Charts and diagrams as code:
-- -- --

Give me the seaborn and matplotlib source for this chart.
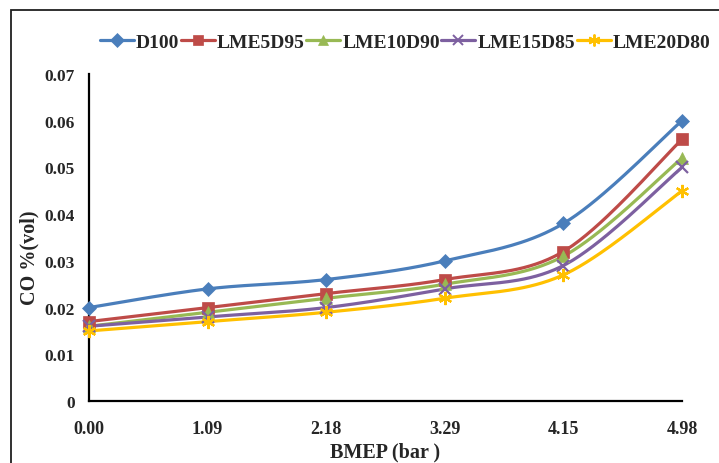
import numpy as np
import pandas as pd
import seaborn as sns
import matplotlib
matplotlib.use("Agg")
import matplotlib.pyplot as plt
from matplotlib.lines import Line2D
from matplotlib.patches import Rectangle
from matplotlib.ticker import MultipleLocator, FixedLocator, FuncFormatter

# BMEP categories (bar)
bmep_labels = ["0.00", "1.09", "2.18", "3.29", "4.15", "4.98"]

# CO emissions (% vol) for each fuel blend
d100 = [0.020, 0.024, 0.026, 0.030, 0.038, 0.060]
lme5d95 = [0.017, 0.020, 0.023, 0.026, 0.032, 0.056]
lme10d90 = [0.016, 0.019, 0.022, 0.025, 0.031, 0.052]
lme15d85 = [0.016, 0.018, 0.020, 0.024, 0.029, 0.050]
lme20d80 = [0.015, 0.017, 0.019, 0.022, 0.027, 0.045]

series_names = ["D100", "LME5D95", "LME10D90", "LME15D85", "LME20D80"]
series_values = [d100, lme5d95, lme10d90, lme15d85, lme20d80]
colors = ["#4A7EBB", "#BE4B48", "#98B954", "#7D60A0", "#FFC000"]
markers = ["D", "s", "^", "x", (6, 2, 0)]
msizes = [7.5, 8.5, 8, 8, 9.5]


def smooth_curve(y, n=40):
    """Bezier smoothing through every point (Catmull-Rom style tangents)."""
    y = np.asarray(y, dtype=float)
    x = np.arange(len(y), dtype=float)
    pts = np.column_stack([x, y])
    out = []
    for i in range(len(pts) - 1):
        p0 = pts[i - 1] if i > 0 else pts[i]
        p1 = pts[i]
        p2 = pts[i + 1]
        p3 = pts[i + 2] if i + 2 < len(pts) else pts[i + 1]
        c1 = p1 + (p2 - p0) / 6.0
        c2 = p2 - (p3 - p1) / 6.0
        t = np.linspace(0, 1, n)[:, None]
        seg = ((1 - t) ** 3) * p1 + 3 * ((1 - t) ** 2) * t * c1 + 3 * (1 - t) * t ** 2 * c2 + t ** 3 * p2
        out.append(seg if i == 0 else seg[1:])
    out = np.vstack(out)
    return out[:, 0], out[:, 1]


sns.set_style("white")
plt.rcParams["font.family"] = ["Liberation Serif", "DejaVu Serif"]
plt.rcParams["font.weight"] = "bold"

fig = plt.figure(figsize=(7.19, 4.64), dpi=100)
ax = fig.add_axes([89 / 719, 62 / 464, 593 / 719, 327 / 464])

for name, vals, c, m, ms in zip(series_names, series_values, colors, markers, msizes):
    xs, ys = smooth_curve(vals)
    sns.lineplot(x=xs, y=ys, ax=ax, color=c, lw=2.3, sort=False, legend=False, zorder=2)
    ax.plot(np.arange(len(vals)), vals, linestyle="none", marker=m, color=c,
            markersize=ms, markeredgewidth=1.6 if m in ("x", (6, 2, 0)) else 0.5,
            markeredgecolor=c, zorder=3, clip_on=False)

ax.set_xlim(0, len(bmep_labels) - 1)
ax.set_ylim(0, 0.07)
ax.xaxis.set_major_locator(FixedLocator(range(len(bmep_labels))))
ax.xaxis.set_major_formatter(FuncFormatter(lambda v, p: bmep_labels[int(round(v))]))
ax.xaxis.set_minor_locator(MultipleLocator(0.5))
ax.yaxis.set_major_locator(MultipleLocator(0.01))
ax.yaxis.set_minor_locator(MultipleLocator(0.001))
ax.yaxis.set_major_formatter(FuncFormatter(lambda v, p: "0" if abs(v) < 1e-9 else f"{v:.2f}"))

for s in ["top", "right"]:
    ax.spines[s].set_visible(False)
for s in ["left", "bottom"]:
    ax.spines[s].set_linewidth(1.6)
    ax.spines[s].set_color("black")

ax.tick_params(axis="y", which="major", direction="out", length=4, width=1.4,
               labelsize=12.5, pad=6, color="black")
ax.tick_params(axis="x", which="major", direction="out", length=4, width=1.4,
               labelsize=13, pad=10, color="black")
ax.tick_params(axis="x", which="minor", direction="out", length=4, width=1.4, color="black")
ax.tick_params(axis="y", which="minor", direction="out", length=2.5, width=1.2, color="black")
for lab in ax.get_xticklabels() + ax.get_yticklabels():
    lab.set_fontweight("bold")

ax.set_xlabel("BMEP (bar )", fontsize=14.5, fontweight="bold")
ax.set_ylabel("CO %(vol)", fontsize=14.5, fontweight="bold")
ax.xaxis.set_label_coords(0.5, (402 - 442) / 327)
ax.yaxis.set_label_coords((39 - 89) / 593, 0.44)

handles = [Line2D([], [], color=c, lw=2.3, marker=m, markersize=ms * 0.9,
                  markeredgewidth=1.4 if m in ("x", (6, 2, 0)) else 0.5, markeredgecolor=c)
           for c, m, ms in zip(colors, markers, msizes)]
fig.legend(handles, series_names, loc="center left", bbox_to_anchor=(100 / 719, 1 - 43 / 464),
           ncol=5, frameon=False, handlelength=1.75, handletextpad=0.1, columnspacing=0.08,
           borderaxespad=0, borderpad=0,
           prop={"family": "Liberation Serif", "weight": "bold", "size": 14})

# chart area outline
fig.add_artist(Rectangle((11 / 719, -0.1), 1.2, 1.1 - 11 / 464, transform=fig.transFigure,
                         fill=False, lw=1.3, ec="#202020", clip_on=False))

fig.savefig("out.png", dpi=100)
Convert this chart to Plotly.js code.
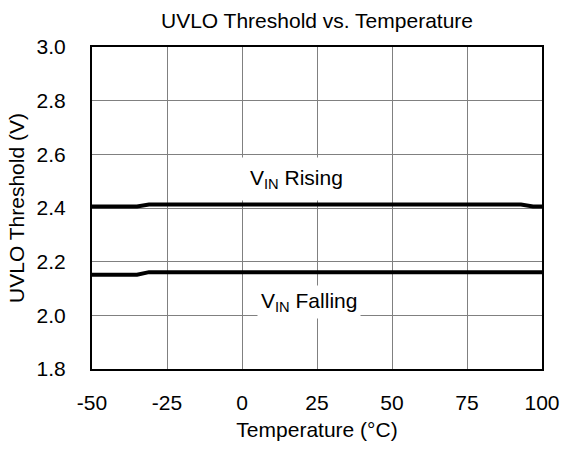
<!DOCTYPE html>
<html>
<head>
<meta charset="utf-8">
<script src="https://cdn.plot.ly/plotly-3.0.1.min.js"></script>
<style>html,body{margin:0;padding:0;background:#fff;}#chart{width:561px;height:450px;}</style>
</head>
<body>
<div id="chart"></div>
<script>
const tempRising = [-50, -35, -31, 0, 50, 93, 97, 100];
const vinRising = [2.406, 2.406, 2.413, 2.413, 2.413, 2.413, 2.406, 2.406];
const tempFalling = [-50, -35, -31, 0, 50, 100];
const vinFalling = [2.151, 2.151, 2.161, 2.161, 2.161, 2.161];
const xTicks = [-50, -25, 0, 25, 50, 75, 100];
const yTicks = [1.8, 2.0, 2.2, 2.4, 2.6, 2.8, 3.0];

const FF = 'Liberation Sans, Arial, sans-serif';
const FS = 21;
const f = {family: FF, size: FS, color: '#000'};

const traces = [
  {x: tempRising, y: vinRising, mode: 'lines', line: {color: '#000', width: 4}, name: 'VIN Rising', hoverinfo: 'skip'},
  {x: tempFalling, y: vinFalling, mode: 'lines', line: {color: '#000', width: 4}, name: 'VIN Falling', hoverinfo: 'skip'}
];

const layout = {
  width: 561, height: 450,
  margin: {l: 92, r: 19, t: 47, b: 81},
  paper_bgcolor: '#fff', plot_bgcolor: '#fff',
  showlegend: false,
  font: f,
  title: {text: 'UVLO Threshold vs. Temperature', font: f, x: 0.5, xref: 'paper', xanchor: 'center', y: 1 - 21/450, yref: 'container', yanchor: 'middle'},
  xaxis: {
    range: [-50, 100], tickvals: xTicks, ticktext: xTicks.map(String),
    showgrid: true, gridcolor: '#808080', gridwidth: 1,
    zeroline: false, showline: true, linecolor: '#000', linewidth: 2, mirror: true,
    ticks: '', ticklabelstandoff: 14,
    tickfont: f,
    title: {text: 'Temperature (°C)', font: f, standoff: 9}
  },
  yaxis: {
    range: [1.8, 3.0], tickvals: yTicks, ticktext: yTicks.map(v => v.toFixed(1)),
    showgrid: true, gridcolor: '#808080', gridwidth: 1,
    zeroline: false, showline: true, linecolor: '#000', linewidth: 2, mirror: true,
    ticks: '', ticklabelstandoff: 20,
    tickfont: f,
    title: {text: 'UVLO Threshold (V)', font: f, standoff: 6}
  },
  annotations: [
    {x: 18.3, y: 2.508, xref: 'x', yref: 'y', text: 'V<sub>IN</sub> Rising', showarrow: false,
     font: f, bgcolor: '#fff', borderpad: 8},
    {x: 22.4, y: 2.048, xref: 'x', yref: 'y', text: 'V<sub>IN</sub> Falling', showarrow: false,
     font: f, bgcolor: '#fff', borderpad: 3}
  ]
};

Plotly.newPlot('chart', traces, layout, {displayModeBar: false, staticPlot: true});
</script>
</body>
</html>
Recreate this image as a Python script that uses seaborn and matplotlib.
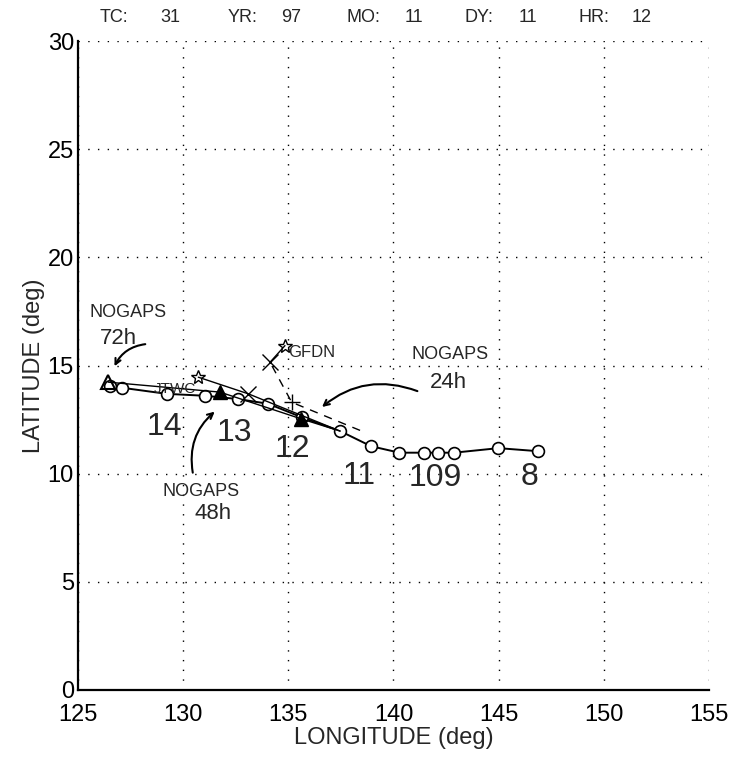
import matplotlib
matplotlib.use("Agg")
import matplotlib.pyplot as plt
import seaborn as sns

# best track (circles), west-moving storm
track_lon = [146.86, 144.99, 142.88, 142.13, 141.45, 140.28, 138.93, 137.46,
             135.65, 134.05, 132.6, 131.05, 129.22, 127.1, 126.5]
track_lat = [11.04, 11.18, 10.97, 10.97, 10.97, 10.97, 11.27, 11.97,
             12.6, 13.23, 13.45, 13.6, 13.69, 13.97, 14.05]

# day labels
day_text = ["8", "109", "11", "12", "13", "14"]
day_lon = [146.45, 142.0, 138.36, 135.2, 132.44, 129.11]
day_lat = [9.85, 9.8, 9.87, 11.14, 11.88, 12.16]

# forecasts from the initial position (DY 11 HR 12)
nogaps_lon = [137.46, 135.59, 131.75, 126.44]
nogaps_lat = [11.97, 12.54, 13.77, 14.23]

gfdn_lon = [138.41, 135.16, 134.13, 134.84]
gfdn_lat = [12.0, 13.3, 15.15, 15.92]

jtwc_lon = [137.46, 133.1, 130.72]
jtwc_lat = [11.97, 13.69, 14.46]

header = [("TC:", 100), ("31", 160), ("YR:", 228), ("97", 281), ("MO:", 347),
          ("11", 405), ("DY:", 464), ("11", 519), ("HR:", 579), ("12", 632)]

sns.set_style("white")
plt.rcParams["font.family"] = ["Liberation Sans", "DejaVu Sans"]

fig = plt.figure(figsize=(7.34, 7.6), dpi=100)
ax = fig.add_axes([78 / 734, 70 / 760, 631 / 734, 649 / 760])

# track
sns.lineplot(x=track_lon, y=track_lat, sort=False, color="black", lw=1.4,
             marker="o", markersize=8.5, markerfacecolor="white",
             markeredgecolor="black", markeredgewidth=1.2, ax=ax)

# NOGAPS
sns.lineplot(x=nogaps_lon, y=nogaps_lat, sort=False, color="black", lw=1.0, ax=ax)
ax.plot(nogaps_lon[1:3], nogaps_lat[1:3], ls="none", marker="^", ms=10,
        mfc="black", mec="black")
ax.plot(nogaps_lon[3:], nogaps_lat[3:], ls="none", marker="^", ms=10,
        mfc="none", mec="black", mew=1.5)

# GFDN
sns.lineplot(x=gfdn_lon[:3], y=gfdn_lat[:3], sort=False, color="black",
             lw=1.0, ax=ax, linestyle=(0, (6, 5)))
sns.lineplot(x=gfdn_lon[2:], y=gfdn_lat[2:], sort=False, color="black", lw=1.0, ax=ax)
ax.plot(gfdn_lon[1], gfdn_lat[1], "k+", ms=11, mew=1.0)
ax.plot(gfdn_lon[2], gfdn_lat[2], "kx", ms=11, mew=1.0)
ax.plot(gfdn_lon[3], gfdn_lat[3], "k*", ms=10, mfc="none", mew=1.0)
ax.text(gfdn_lon[3] + 0.15, gfdn_lat[3] - 0.3, "GFDN", fontsize=12, va="center")

# JTWC
sns.lineplot(x=jtwc_lon, y=jtwc_lat, sort=False, color="black", lw=1.0, ax=ax)
ax.plot(jtwc_lon[1], jtwc_lat[1], "kx", ms=11, mew=1.0)
ax.plot(jtwc_lon[2], jtwc_lat[2], "k*", ms=10, mfc="none", mew=1.0)
ax.text(jtwc_lon[2] - 0.1, 13.93, "JTWC", fontsize=11,
        ha="right", va="center")

for t, x, y in zip(day_text, day_lon, day_lat):
    ax.text(x, y, t, fontsize=23, ha="center", va="center")

# hand-written notes
ax.text(127.38, 17.44, "NOGAPS", fontsize=13, ha="center", va="center")
ax.text(126.9, 16.24, "72h", fontsize=16, ha="center", va="center")
ax.annotate("", xy=(126.68, 14.85), xytext=(128.33, 16.0),
            arrowprops=dict(arrowstyle="->", color="black", lw=1.5,
                            connectionstyle="arc3,rad=0.3"))
ax.text(130.87, 9.16, "NOGAPS", fontsize=13, ha="center", va="center")
ax.text(131.42, 8.17, "48h", fontsize=16, ha="center", va="center")
ax.annotate("", xy=(131.6, 12.95), xytext=(130.48, 9.92),
            arrowprops=dict(arrowstyle="->", color="black", lw=1.5,
                            connectionstyle="arc3,rad=-0.3"))
ax.text(142.69, 15.53, "NOGAPS", fontsize=13, ha="center", va="center")
ax.text(142.6, 14.21, "24h", fontsize=16, ha="center", va="center")
ax.annotate("", xy=(136.5, 13.0), xytext=(141.26, 13.77),
            arrowprops=dict(arrowstyle="->", color="black", lw=1.5,
                            connectionstyle="arc3,rad=0.3"))

ax.set_xlim(125, 155)
ax.set_ylim(0, 30)
ax.set_xticks(range(125, 156, 5))
ax.set_yticks(range(0, 31, 5))
ax.grid(True, color="black", ls=(0, (1, 6)), lw=1.0)
for s in ["top", "right"]:
    ax.spines[s].set_visible(False)
for s in ["left", "bottom"]:
    ax.spines[s].set_color("black")
    ax.spines[s].set_linewidth(1.6)
ax.tick_params(direction="in", length=4, width=1, colors="black",
               labelsize=17, pad=3)
ax.tick_params(axis="x", pad=10)
ax.set_xlabel("LONGITUDE (deg)", fontsize=17, labelpad=1)
ax.set_ylabel("LATITUDE (deg)", fontsize=17, labelpad=2)

for txt, px in header:
    fig.text(px / 734, 1 - 18 / 760, txt, fontsize=13, va="center")

fig.savefig("out.png", dpi=100)
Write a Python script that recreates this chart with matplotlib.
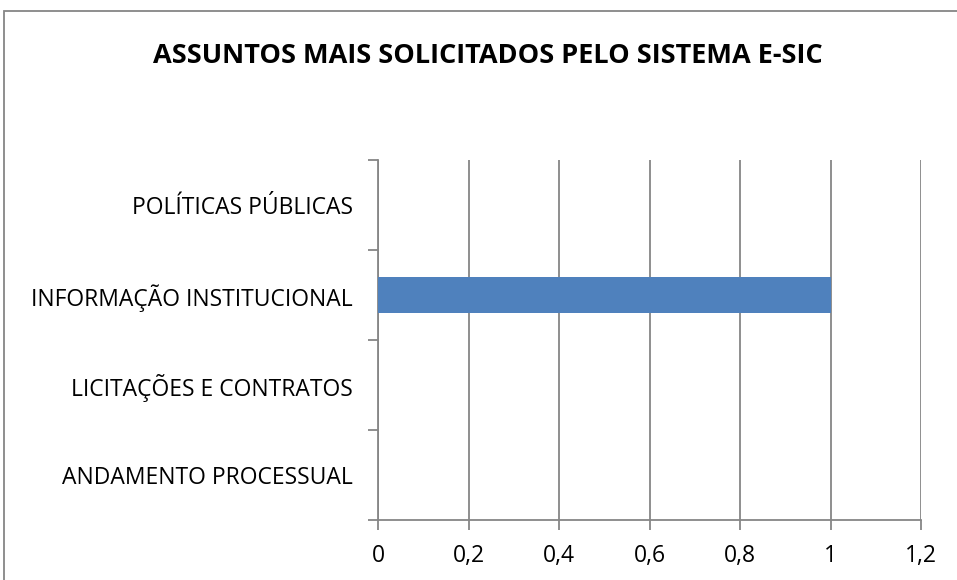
import matplotlib.pyplot as plt
from matplotlib.patches import Rectangle
from matplotlib.ticker import FuncFormatter, FixedLocator
import numpy as np

# data
categorias = ["ANDAMENTO PROCESSUAL", "LICITAÇÕES E CONTRATOS",
              "INFORMAÇÃO INSTITUCIONAL", "POLÍTICAS PÚBLICAS"]
valores = [0, 0, 1, 0]
x_ticks = [0, 0.2, 0.4, 0.6, 0.8, 1.0, 1.2]
titulo = "ASSUNTOS MAIS SOLICITADOS PELO SISTEMA E-SIC"

W, H = 957, 580
fig = plt.figure(figsize=(W / 100, H / 100), dpi=100)
ax = fig.add_axes([378 / W, 1 - 520 / H, (921 - 378) / W, (520 - 160) / H])

grey = "#868686"
y = np.arange(len(categorias))
ax.barh(y, valores, height=0.4, color="#4f81bd", zorder=3)

ax.set_xlim(0, 1.2)
ax.set_ylim(-0.5, len(categorias) - 0.5)
ax.set_xticks(x_ticks)
ax.xaxis.set_major_formatter(FuncFormatter(lambda v, p: f"{v:g}".replace(".", ",")))
ax.grid(axis="x", color=grey, linewidth=1.3, zorder=0)

# category labels centred, tick marks between categories
ax.set_yticks(y)
ax.set_yticklabels(categorias, fontsize=16.5, family="Open Sans")
ax.yaxis.set_minor_locator(FixedLocator(np.arange(-0.5, len(categorias), 1)))
ax.tick_params(axis="y", which="major", length=0, pad=18)
ax.tick_params(axis="y", which="minor", length=7, color=grey, width=1.3)
ax.tick_params(axis="x", length=7, color=grey, width=1.3, pad=10, labelsize=16.5)
for lab in ax.get_xticklabels():
    lab.set_family("Open Sans")

for s in ["top", "right"]:
    ax.spines[s].set_visible(False)
for s in ["left", "bottom"]:
    ax.spines[s].set_color(grey)
    ax.spines[s].set_linewidth(1.3)

fig.text(488 / W, 1 - 56 / H, titulo, ha="center", va="center",
         fontsize=19.5, fontweight="bold", family="Open Sans")

# outer chart border
fig.patches.append(Rectangle((4 / W, -0.05), 1.1, 1 - 11 / H + 0.05,
                             transform=fig.transFigure, fill=False,
                             edgecolor=grey, linewidth=1.3))

fig.savefig("out.png", dpi=100)
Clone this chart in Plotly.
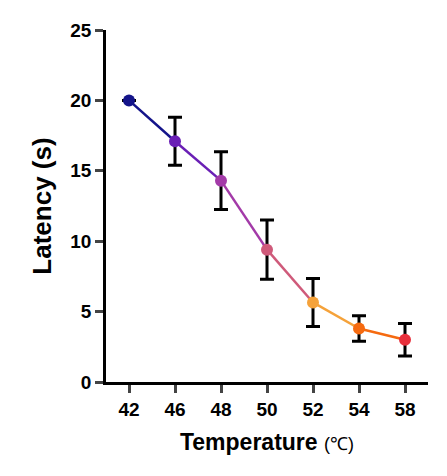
import plotly.graph_objects as go

temps = ["42", "46", "48", "50", "52", "54", "58"]
latency = [20.0, 17.1, 14.3, 9.4, 5.65, 3.8, 3.0]
err = [0, 1.7, 2.05, 2.1, 1.7, 0.9, 1.15]
colors = ["#14148a", "#6a1fb5", "#a33aa8", "#cf5a7a", "#f5a23a", "#f56a10", "#e8303c"]

fig = go.Figure()
for i in range(len(temps) - 1):
    fig.add_trace(go.Scatter(x=temps[i:i+2], y=latency[i:i+2], mode="lines",
                             line=dict(color=colors[i], width=2.5), showlegend=False, hoverinfo="skip"))
fig.add_trace(go.Scatter(x=temps, y=latency, mode="markers",
                         marker=dict(color=colors, size=12),
                         error_y=dict(type="data", array=err, color="black", thickness=3, width=7),
                         showlegend=False))

fig.update_layout(
    width=447, height=476, plot_bgcolor="white", paper_bgcolor="white",
    margin=dict(l=98, r=27, t=17, b=102),
    font=dict(family="Liberation Sans, Arial", color="black"),
    xaxis=dict(type="category", range=[-0.5, 6.5], showline=True, linecolor="black", linewidth=2.5,
               ticks="outside", ticklen=8, tickwidth=2.5,
               tickfont=dict(size=19, weight="bold"),
               title=dict(text="<b>Temperature</b> <span style='font-size:18px'>(℃)</span>",
                          font=dict(size=23), standoff=16)),
    yaxis=dict(range=[0, 25], dtick=5, showline=True, linecolor="black", linewidth=2.5,
               ticks="outside", ticklen=8, tickwidth=2.5, showgrid=False, zeroline=False,
               tickfont=dict(size=19, weight="bold"),
               title=dict(text="<b>Latency (s)</b>", font=dict(size=26), standoff=12)),
)
fig.write_html("out.html")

-- -- --

- **SHORT TASK**: Copy the lines from the entries above in which the word "that" appears.

- **CORRECT OUTPUT**:
Recreate this image as a Python script that uses seaborn and matplotlib.
Write a Python script that recreates this chart with matplotlib.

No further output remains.